At a joint news conference in Calgary, Greenpeace Canada and the Sierra Wilderness Society have together announced support for nuclear power generation in defence of the Earth’s atmosphere, and its proposed use in Northern Alberta for extracting bitumen from vast oil sands deposits.
Greenpeace spokesperson Reiner Gerlach explained that “The coal ash disaster in the Tennessee Valley, that released 100 times more waste than the Exxon Valdez spill, has demonstrated that nuclear power is indisputably required for some decades, to give time for renewable energy technologies to scale up to actual needs. We cannot sacrifice the atmosphere in the meantime by burning so called ‘clean coal’, and Greenpeace now supports the replacement of all existing and planned coal plants with nuclear energy as a matter of urgency.”
Sierra President Alan Watts commented in the same release that “Sierra now recognizes that the Canadian oil sands can, from one perspective, be viewed as the world’s largest contaminated soil site and we advocate the use of nuclear power as the best way to extract the oil with the least burden on the atmosphere and global warming. Like Greenpeace, we do not want to put forward Luddite policies that in the end may condemn us to gradual asphyxiation from coal burning.
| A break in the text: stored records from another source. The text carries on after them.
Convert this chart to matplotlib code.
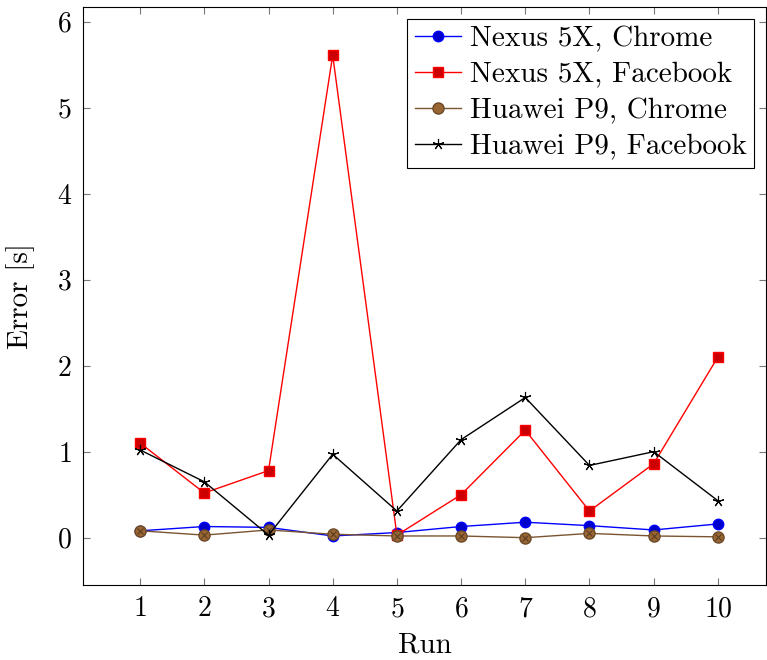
import numpy as np
import matplotlib.pyplot as plt

plt.rcParams['font.family'] = 'cmr10'
plt.rcParams['mathtext.fontset'] = 'cm'
plt.rcParams['axes.formatter.use_mathtext'] = True

runs = [1, 2, 3, 4, 5, 6, 7, 8, 9, 10]
nexus_chrome = [0.08, 0.13, 0.12, 0.02, 0.06, 0.13, 0.18, 0.14, 0.09, 0.16]
nexus_fb = [1.10, 0.52, 0.78, 5.61, 0.03, 0.50, 1.25, 0.31, 0.86, 2.10]
huawei_chrome = [0.08, 0.03, 0.09, 0.04, 0.02, 0.02, 0.00, 0.05, 0.02, 0.01]
huawei_fb = [1.02, 0.65, 0.03, 0.97, 0.31, 1.14, 1.63, 0.84, 1.00, 0.43]

fig = plt.figure(figsize=(7.67, 6.6), dpi=100)
ax = fig.add_axes([83/767, 1-585/660, (766-83)/767, (585-7)/660])

ax.plot(runs, nexus_chrome, color='blue', lw=1, marker='o', ms=7.5,
        mfc='#0000cc', mec='blue', label='Nexus 5X, Chrome')
ax.plot(runs, nexus_fb, color='red', lw=1, marker='s', ms=7.5,
        mfc='#cc0000', mec='red', label='Nexus 5X, Facebook')
ax.plot(runs, huawei_chrome, color='#7a5530', lw=1, marker='o', ms=8,
        mfc='#996633', mec='#6b4a2a', label='Huawei P9, Chrome')
ax.plot(runs, huawei_chrome, ls='none', marker='x', ms=5, mec='#5a3d20', mew=0.8)
ax.plot(runs, huawei_fb, color='black', lw=1, marker=(5, 2, 0), ms=8,
        mew=0.8, label='Huawei P9, Facebook')

ax.set_xlim(0.11, 10.75)
ax.set_ylim(-0.55, 6.17)
ax.set_xticks(runs)
ax.set_yticks(range(0, 7))
ax.tick_params(direction='in', top=True, right=True, length=5, color='#777777',
               labelsize=20, pad=8)
ax.set_xlabel('Run', fontsize=21, labelpad=7)
ax.set_ylabel('Error [s]', fontsize=21, labelpad=16)

leg = ax.legend(loc='upper right', fontsize=21, fancybox=False, edgecolor='black',
                framealpha=1, borderaxespad=0.4, handlelength=1.6, labelspacing=0.33,
                borderpad=0.25, handletextpad=0.3)
leg.get_frame().set_linewidth(0.8)

plt.savefig('out.png', dpi=100)
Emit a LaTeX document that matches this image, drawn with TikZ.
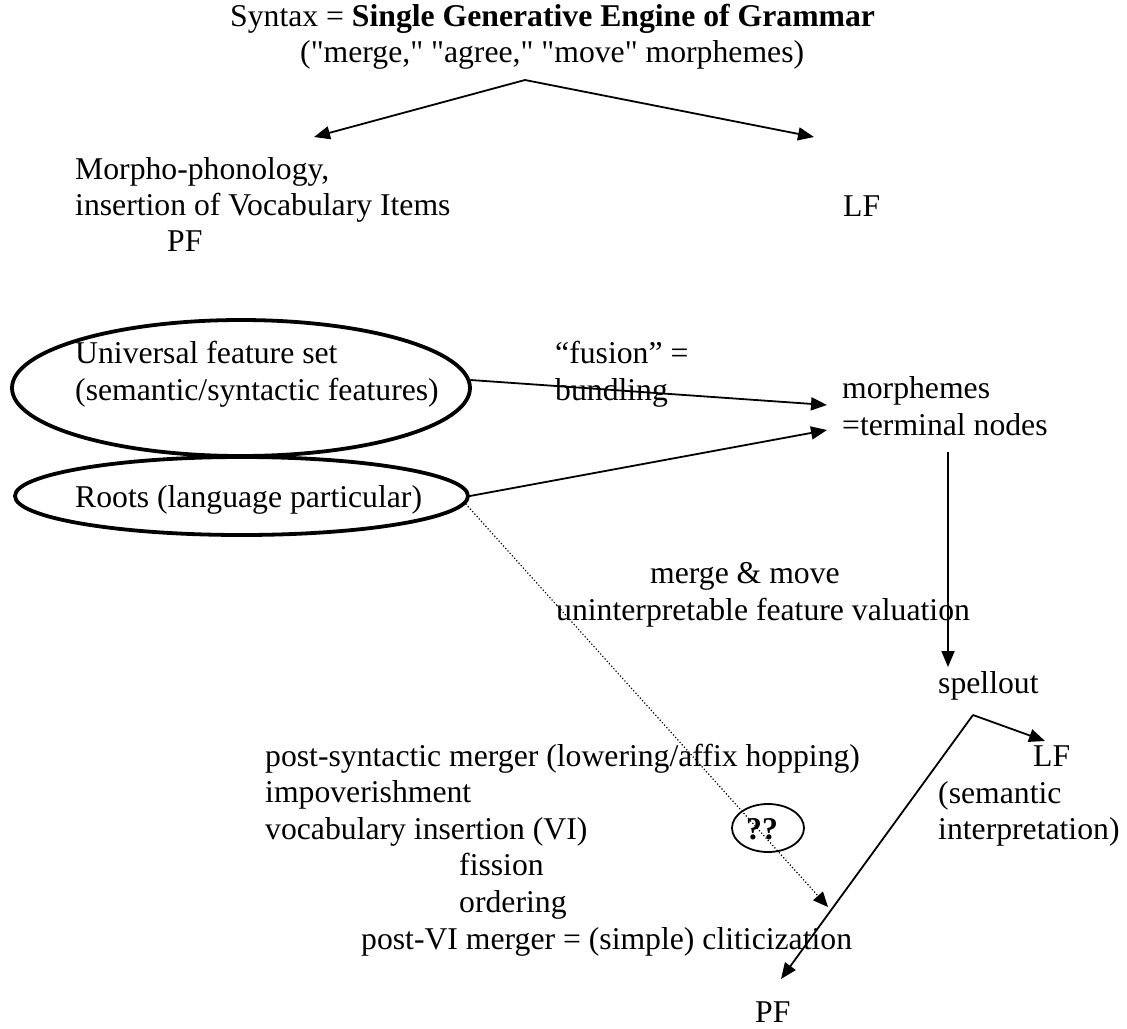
\documentclass[tikz,border=0pt]{standalone}
\usepackage{fontspec}
\setmainfont{Liberation Serif}
% a copy of the serif without TeX ligatures, so that " stays a straight quote
\newfontfamily\plainserif{Liberation Serif}
\usetikzlibrary{arrows.meta,shapes.geometric}
\begin{document}
\begin{tikzpicture}[x=1pt,y=-1pt,
  txt/.style={anchor=base west, inner sep=0pt, font=\plainserif\fontsize{31.7}{36.6}\selectfont},
  flow/.style={line width=1.8pt, -{Triangle[length=16pt,width=13pt]}},
  dotflow/.style={line width=1.2pt, dash pattern=on 1.2pt off 2.1pt,
                  -{Triangle[length=15pt,width=13pt,sep=0pt]}},
  bubble/.style={draw, ellipse, line width=3.8pt, inner sep=0pt},
  smallbubble/.style={draw, ellipse, line width=1.8pt, inner sep=0pt},
  ]
\useasboundingbox (0,0) rectangle (1127,1028);

% heading
\node[txt] (syn1) at (230,26) {Syntax = \textbf{Single Generative Engine of Grammar}};
\node[txt] (syn2) at (300,62) {("merge," "agree," "move" morphemes)};

% the two interfaces
\node[txt] (mp1) at (75,179) {Morpho-phonology,};
\node[txt] (mp2) at (75,215) {insertion of Vocabulary Items};
\node[txt] (mp3) at (167,251) {PF};
\node[txt] (lf1) at (843,216) {LF};

\coordinate (fork) at (525,80);
\coordinate (pfhead) at (314,137);
\coordinate (lfhead) at (814,137);
\draw[flow] (fork) -- (pfhead);
\draw[flow] (fork) -- (lfhead);

% feature inventories
\node[bubble, minimum width=458pt, minimum height=136pt] (ufs) at (241,388) {};
\node[bubble, minimum width=453pt, minimum height=78pt] (roots) at (241.5,496) {};
\node[txt] (ufs1) at (75,363) {Universal feature set};
\node[txt] (ufs2) at (75,400) {(semantic/syntactic features)};
\node[txt] (rootstxt) at (75,507) {Roots (language particular)};

\node[txt] (fus1) at (555,363) {“fusion” =};
\node[txt] (fus2) at (555,400) {bundling};

\node[txt] (mor1) at (842,398) {morphemes};
\node[txt] (mor2) at (842,435) {=terminal nodes};

\coordinate (morA) at (827,405);
\coordinate (morB) at (827,430);
\draw[flow] (ufs.2) -- (morA);
\draw[flow] (roots.east) -- (morB);

% syntax proper
\node[txt] (mm1) at (650,583) {merge \& move};
\node[txt] (mm2) at (556,620) {uninterpretable feature valuation};

\coordinate (morfoot) at (948,452);
\node[txt] (spell) at (938,693) {spellout};
\coordinate (spelltop) at (948,667);
\draw[flow] (morfoot) -- (spelltop);

% after spellout
\coordinate (split) at (973,715);
\coordinate (lfhead2) at (1045,741);
\coordinate (pfhead2) at (781,979);
\draw[flow] (split) -- (lfhead2);
\draw[flow] (split) -- (pfhead2);

\node[txt] (lf2) at (1033,766) {LF};
\node[txt] (sem1) at (938,803) {(semantic};
\node[txt] (sem2) at (938,839) {interpretation)};

% post-syntactic operations
\node[txt] (ps1) at (265,766) {post-syntactic merger (lowering/affix hopping)};
\node[txt] (ps2) at (265,802) {impoverishment};
\node[txt] (ps3) at (265,839) {vocabulary insertion (VI)};
\node[txt] (ps4) at (459,875) {fission};
\node[txt] (ps5) at (459,912) {ordering};
\node[txt] (ps6) at (361,949) {post-VI merger = (simple) cliticization};

\node[smallbubble, minimum width=72pt, minimum height=48pt] (qq) at (768,828) {};
\node[txt, anchor=base] (qqtxt) at (762,839) {\textbf{??}};

\coordinate (vihead) at (828,907);
\draw[dotflow] (roots.-2) -- (vihead);

\node[txt] (pf2) at (755,1022) {PF};
\end{tikzpicture}
\end{document}
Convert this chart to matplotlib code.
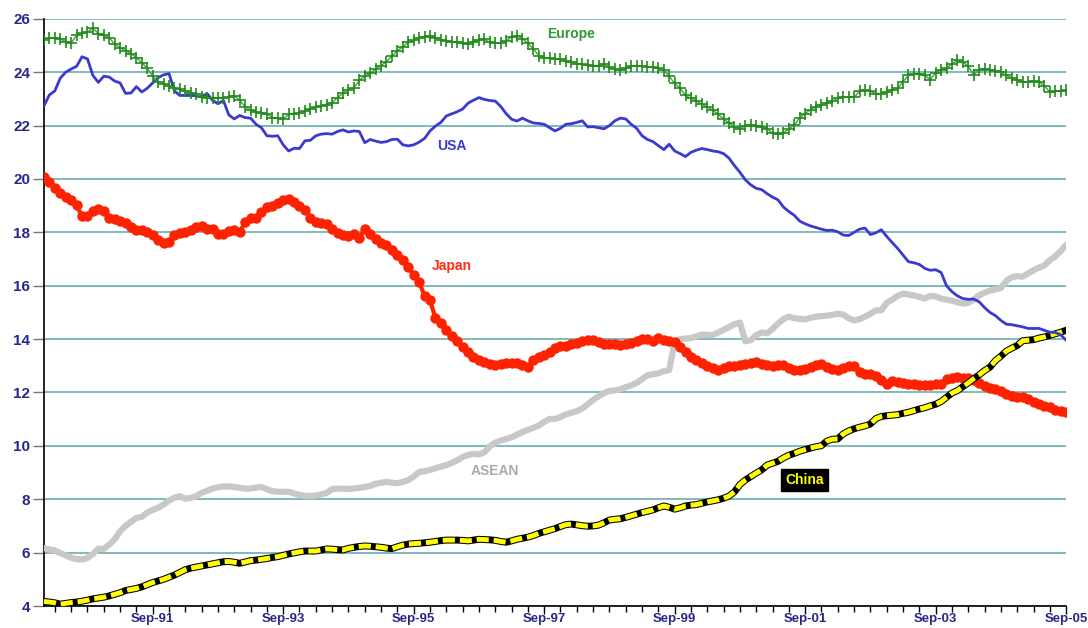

Nuclear power is clearly safer now than it was decades ago and we must assume this smaller risk, if we are to avoid a despoiling of the commons from burgeoning coal projects.”
The two groups have modified their policies on nuclear power to separate out the problem of nuclear waste disposal, which is now viewed as a “human character issue, not properly an environmental matter”. Gerlach stated that “the disposal of nuclear waste can be managed safely, and if we subsequently foul our own nests, we could not truthfully blame nuclear power generation for that failure. Nuclear waste products remain within our control, whereas coal waste ash and gases clearly are not.”